**TO DO**
Leave out the pictures and print only the lines from the one with "Write a LaTeX" through the one with "fill=sec-red] at (c1)", exactly as they are.

**DATA EXTRACT**
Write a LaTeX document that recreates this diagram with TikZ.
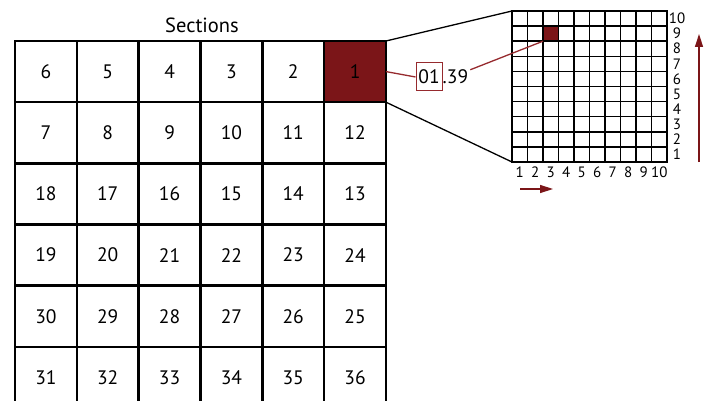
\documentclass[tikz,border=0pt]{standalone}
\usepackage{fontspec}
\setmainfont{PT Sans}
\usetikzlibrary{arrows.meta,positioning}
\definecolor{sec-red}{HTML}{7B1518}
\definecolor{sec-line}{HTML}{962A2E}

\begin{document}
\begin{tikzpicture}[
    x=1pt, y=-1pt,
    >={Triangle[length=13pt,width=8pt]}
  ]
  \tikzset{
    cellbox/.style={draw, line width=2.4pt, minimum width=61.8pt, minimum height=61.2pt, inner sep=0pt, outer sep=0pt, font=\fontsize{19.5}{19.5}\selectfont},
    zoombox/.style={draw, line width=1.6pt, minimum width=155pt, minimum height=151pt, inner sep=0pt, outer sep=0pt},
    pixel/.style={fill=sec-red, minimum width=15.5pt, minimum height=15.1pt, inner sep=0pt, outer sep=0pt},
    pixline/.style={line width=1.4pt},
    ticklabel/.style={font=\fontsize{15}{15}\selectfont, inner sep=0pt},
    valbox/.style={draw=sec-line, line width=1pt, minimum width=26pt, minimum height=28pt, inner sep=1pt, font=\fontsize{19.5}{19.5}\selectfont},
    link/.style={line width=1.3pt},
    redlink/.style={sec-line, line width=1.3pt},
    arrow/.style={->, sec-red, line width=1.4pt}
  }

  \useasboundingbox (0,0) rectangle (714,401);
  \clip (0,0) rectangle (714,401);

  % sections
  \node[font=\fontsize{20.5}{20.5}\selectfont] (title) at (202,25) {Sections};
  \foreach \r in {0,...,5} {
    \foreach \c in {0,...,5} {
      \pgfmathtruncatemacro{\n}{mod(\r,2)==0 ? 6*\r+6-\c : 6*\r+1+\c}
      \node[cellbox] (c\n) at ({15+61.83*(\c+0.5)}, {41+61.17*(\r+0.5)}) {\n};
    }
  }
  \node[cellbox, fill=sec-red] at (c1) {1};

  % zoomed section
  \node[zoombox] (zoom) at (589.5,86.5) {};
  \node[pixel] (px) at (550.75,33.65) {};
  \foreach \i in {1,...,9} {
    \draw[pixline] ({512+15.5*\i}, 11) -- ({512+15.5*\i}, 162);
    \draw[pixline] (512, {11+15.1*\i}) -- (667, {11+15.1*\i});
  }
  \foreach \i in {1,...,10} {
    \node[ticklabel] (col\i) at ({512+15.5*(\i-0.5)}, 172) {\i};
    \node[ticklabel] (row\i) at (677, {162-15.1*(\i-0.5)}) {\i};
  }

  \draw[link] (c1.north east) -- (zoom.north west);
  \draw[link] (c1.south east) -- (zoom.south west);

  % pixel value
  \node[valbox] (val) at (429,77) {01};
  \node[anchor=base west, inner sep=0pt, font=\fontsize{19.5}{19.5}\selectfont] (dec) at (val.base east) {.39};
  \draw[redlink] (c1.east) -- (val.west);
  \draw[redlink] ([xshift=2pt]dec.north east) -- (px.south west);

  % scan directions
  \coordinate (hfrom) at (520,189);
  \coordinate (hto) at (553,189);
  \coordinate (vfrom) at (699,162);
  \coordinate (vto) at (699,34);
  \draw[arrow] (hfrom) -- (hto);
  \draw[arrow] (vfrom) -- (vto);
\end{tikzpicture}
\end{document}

---

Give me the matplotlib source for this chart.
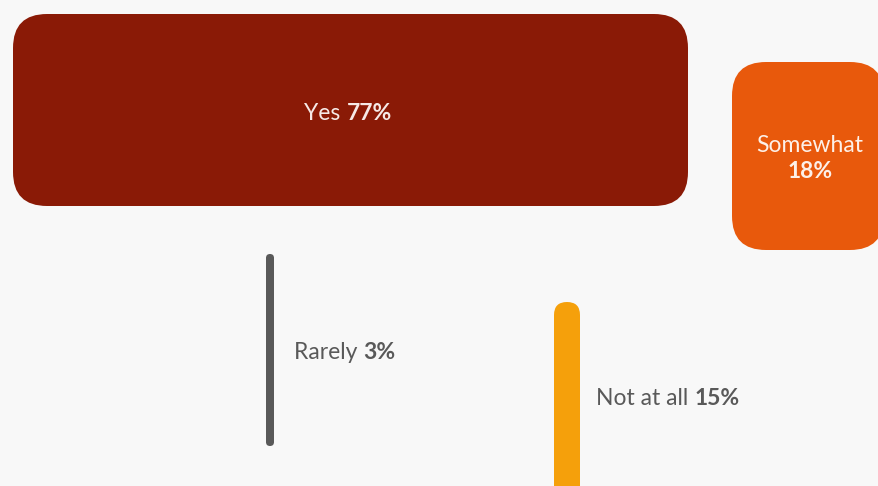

**CORRECT ANSWER**
Write a LaTeX document that recreates this diagram with TikZ.
\documentclass[tikz,border=0pt]{standalone}
\usepackage{fontspec}
\setmainfont{PT Sans}
\usetikzlibrary{arrows.meta,positioning}
\definecolor{sec-red}{HTML}{7B1518}
\definecolor{sec-line}{HTML}{962A2E}

\begin{document}
\begin{tikzpicture}[
    x=1pt, y=-1pt,
    >={Triangle[length=13pt,width=8pt]}
  ]
  \tikzset{
    cellbox/.style={draw, line width=2.4pt, minimum width=61.8pt, minimum height=61.2pt, inner sep=0pt, outer sep=0pt, font=\fontsize{19.5}{19.5}\selectfont},
    zoombox/.style={draw, line width=1.6pt, minimum width=155pt, minimum height=151pt, inner sep=0pt, outer sep=0pt},
    pixel/.style={fill=sec-red, minimum width=15.5pt, minimum height=15.1pt, inner sep=0pt, outer sep=0pt},
    pixline/.style={line width=1.4pt},
    ticklabel/.style={font=\fontsize{15}{15}\selectfont, inner sep=0pt},
    valbox/.style={draw=sec-line, line width=1pt, minimum width=26pt, minimum height=28pt, inner sep=1pt, font=\fontsize{19.5}{19.5}\selectfont},
    link/.style={line width=1.3pt},
    redlink/.style={sec-line, line width=1.3pt},
    arrow/.style={->, sec-red, line width=1.4pt}
  }

  \useasboundingbox (0,0) rectangle (714,401);
  \clip (0,0) rectangle (714,401);

  % sections
  \node[font=\fontsize{20.5}{20.5}\selectfont] (title) at (202,25) {Sections};
  \foreach \r in {0,...,5} {
    \foreach \c in {0,...,5} {
      \pgfmathtruncatemacro{\n}{mod(\r,2)==0 ? 6*\r+6-\c : 6*\r+1+\c}
      \node[cellbox] (c\n) at ({15+61.83*(\c+0.5)}, {41+61.17*(\r+0.5)}) {\n};
    }
  }
  \node[cellbox, fill=sec-red] at (c1) {1};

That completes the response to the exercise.